Verification of our developed models with existing US statistics indicates their high accuracy, compliance of the calculated values with actual ones and low approximation error. In the considered scenarios of wage changes—empirical and hypothetical, the forecasts of economists of a decrease in the number of jobs due to automation and robotization of production, and, as a consequence, the prospect of a decrease in demand for goods and services, are confirmed. Based on this, we also presented the simplest model for determining the UBI, which provides a balance of real demand and supply in the economy.

Our proposed set of mathematical models is a useful decision-making tool in the areas of economic and social policy to ensure the stable development of the state.

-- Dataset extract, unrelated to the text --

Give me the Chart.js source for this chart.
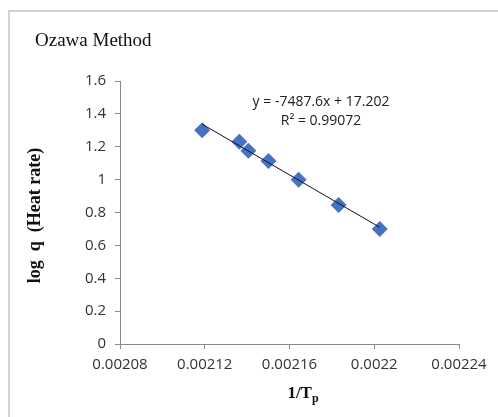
<!DOCTYPE html>
<html>
<head>
<meta charset="utf-8">
<script src="https://cdn.jsdelivr.net/npm/chart.js@4/dist/chart.umd.min.js"></script>
<style>
  html, body { margin: 0; padding: 0; background: #fff; }
  #wrap { position: relative; width: 498px; height: 417px; overflow: hidden; }
  #frame { position: absolute; left: 8px; top: 10px; width: 600px; height: 500px;
           border-left: 2px solid #d2d2d2; border-top: 2px solid #d2d2d2; }
  canvas { position: absolute; left: 0; top: 0; }
</style>
</head>
<body>
<div id="wrap">
  <div id="frame"></div>
  <canvas id="c" width="498" height="417"></canvas>
</div>
<script>
// ---- data ----
const invTp = [0.0021188, 0.0021363, 0.0021406, 0.0021501, 0.0021643, 0.0021832, 0.0022026];
const logQ  = [1.301, 1.230, 1.176, 1.114, 1.000, 0.845, 0.699];
const trendSlope = -7487.6;
const trendIntercept = 17.202;
const rSquared = 0.99072;
const xTickValues = [0.00208, 0.00212, 0.00216, 0.00220, 0.00224];
const xTickLabels = ['0.00208', '0.00212', '0.00216', '0.0022', '0.00224'];
const yTickValues = [0, 0.2, 0.4, 0.6, 0.8, 1.0, 1.2, 1.4, 1.6];
const yTickLabels = ['0', '0.2', '0.4', '0.6', '0.8', '1', '1.2', '1.4', '1.6'];
const chartTitle = 'Ozawa Method';
const yTitle = 'log  q  (Heat rate)';
const xTitleMain = '1/T';
const xTitleSub = 'p';

const xFirst = Math.min(...invTp), xLast = Math.max(...invTp);
const trendPoints = [
  { x: xFirst, y: trendSlope * xFirst + trendIntercept },
  { x: xLast,  y: trendSlope * xLast + trendIntercept }
];
const points = invTp.map((x, i) => ({ x, y: logQ[i] }));

const axisColor = '#8a8a8a';
const tickFont = { family: '"Open Sans", sans-serif', size: 15 };

const decor = {
  id: 'decor',
  afterDraw(chart) {
    const ctx = chart.ctx;
    const ca = chart.chartArea;
    ctx.save();
    ctx.fillStyle = '#111';
    // title
    ctx.font = '19px "Liberation Serif", serif';
    ctx.textAlign = 'left';
    ctx.textBaseline = 'middle';
    ctx.fillText(chartTitle, 35, 41);
    // equation
    ctx.fillStyle = '#222';
    ctx.font = '14px "Open Sans", sans-serif';
    ctx.textAlign = 'center';
    const eq = 'y = ' + (trendSlope < 0 ? '-' : '') + Math.abs(trendSlope) + 'x + ' + trendIntercept;
    const cx = ca.left + 201;
    ctx.fillText(eq, cx, ca.top + 21);
    ctx.fillText('R\u00B2 = ' + rSquared, cx, ca.top + 40);
    // y title
    ctx.fillStyle = '#111';
    ctx.font = 'bold 18px "Liberation Serif", serif';
    ctx.translate(35, (ca.top + ca.bottom) / 2 + 3);
    ctx.rotate(-Math.PI / 2);
    ctx.textAlign = 'center';
    ctx.fillText(yTitle, 0, 0);
    ctx.setTransform(1, 0, 0, 1, 0, 0);
    // x title with subscript
    ctx.font = 'bold 17px "Liberation Serif", serif';
    const wMain = ctx.measureText(xTitleMain).width;
    ctx.font = 'bold 12px "Liberation Serif", serif';
    const wSub = ctx.measureText(xTitleSub).width;
    const startX = 303 - (wMain + wSub) / 2;
    ctx.textAlign = 'left';
    ctx.textBaseline = 'alphabetic';
    ctx.font = 'bold 17px "Liberation Serif", serif';
    ctx.fillText(xTitleMain, startX, 398);
    ctx.font = 'bold 12px "Liberation Serif", serif';
    ctx.fillText(xTitleSub, startX + wMain, 402);
    ctx.restore();
  }
};

new Chart(document.getElementById('c'), {
  type: 'scatter',
  data: {
    datasets: [
      {
        type: 'line',
        data: trendPoints,
        borderColor: '#111',
        borderWidth: 1,
        pointRadius: 0,
        fill: false
      },
      {
        data: points,
        pointStyle: 'rectRot',
        pointRadius: 8,
        pointHoverRadius: 8,
        backgroundColor: '#4472c4',
        borderColor: '#4472c4',
        borderWidth: 0
      }
    ]
  },
  options: {
    responsive: false,
    animation: false,
    events: [],
    layout: { padding: { left: 0, right: 39, top: 81, bottom: 0 } },
    plugins: { legend: { display: false }, tooltip: { enabled: false }, title: { display: false } },
    scales: {
      x: {
        type: 'linear',
        min: 0.00208, max: 0.00224,
        afterBuildTicks: s => { s.ticks = xTickValues.map(v => ({ value: v })); },
        afterFit: s => { s.height = 73; },
        ticks: {
          font: tickFont, color: '#333', padding: 7, maxRotation: 0, autoSkip: false,
          callback: (v, i) => xTickLabels[i]
        },
        grid: { display: true, drawOnChartArea: false, tickLength: 5, color: axisColor },
        border: { color: axisColor, width: 1 }
      },
      y: {
        type: 'linear',
        min: 0, max: 1.6,
        afterBuildTicks: s => { s.ticks = yTickValues.map(v => ({ value: v })); },
        afterFit: s => { s.width = 120; },
        ticks: {
          font: tickFont, color: '#333', padding: 9, autoSkip: false,
          callback: (v, i) => yTickLabels[i]
        },
        grid: { display: true, drawOnChartArea: false, tickLength: 5, color: axisColor },
        border: { color: axisColor, width: 1 }
      }
    }
  },
  plugins: [decor]
});
</script>
</body>
</html>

Recommendations for further development of models can be divided into three groups. Firstly, a further complication is possible, for example, by introducing additional factors and parameters when calculating the UBI. Secondly, models should be verified on the statistics of other countries in order to identify possible shortcomings of the presented economic and mathematical apparatus, as well as to formulate recommendations for managing various national economies. Thirdly, a separate direction for the study is finding the optimal scenario for the formation of real wages for given criteria.